Compressibility and crystal structure of kyanite, Al₂SiO₅, at high pressure

The unit-cell dimensions and crystal structure of kyanite at various pressures up to 4.56 GPa were refined from single-crystal X-ray diffraction data. The bulk modulus is 193(1) GPa, assuming K′ = 4.0. Calculated unit-strain tensors show that kyanite exhibits more isotropic compressibility than andalusite or sillimanite. The most and least compressible directions in the kyanite structure correspond approximately to the most and the least thermally expandable directions. The analysis of the distortion of the closest packing in kyanite indicates that the most compressible direction of the structure (along [012]) corresponds to the direction along which the closest-packed O monolayers are sucked. The bulk moduli for the Al1, Al2, Al3, and Al4 octahedra are 274(43), 207(14), 224(26), and 281(24) GPa, respectively, and those for the Si1 and Si2 tetrahedra are 322(80) and 400(95) GPa, respectively. Four AlO₆ octahedra that all become less distorted at higher pressures do not display clearly dominant compression directions. The average unshared O-O distance for each octahedron is considerably more compressible than the shared O-O distance.

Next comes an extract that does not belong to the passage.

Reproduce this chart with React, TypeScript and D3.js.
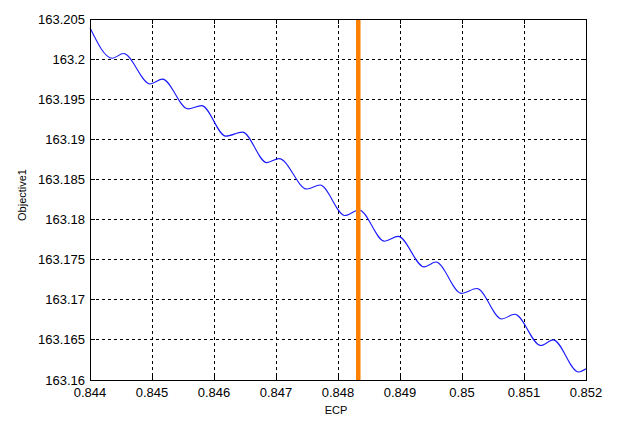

The high-pressure behaviors of the Al1 and Al4 octahedra are very similar but different from those of the Al2 and Al3 octahedra. Bulk moduli for the three Al₂SiO₅ polymorphs (kyanite, sillimanite, and andalusite), as well as those for the AlO₆ octahedra in their structures, appear to decrease linearly as their volumes increase. The significantly larger bulk modulus and more isotropic compressibility for kyanite than for andalusile or sillimanite are a consequence of the nearly cubic close-packed arrangement of O atoms and the complex edge-sharing among four distinct AlO₆ octahedra in the kyanite structure.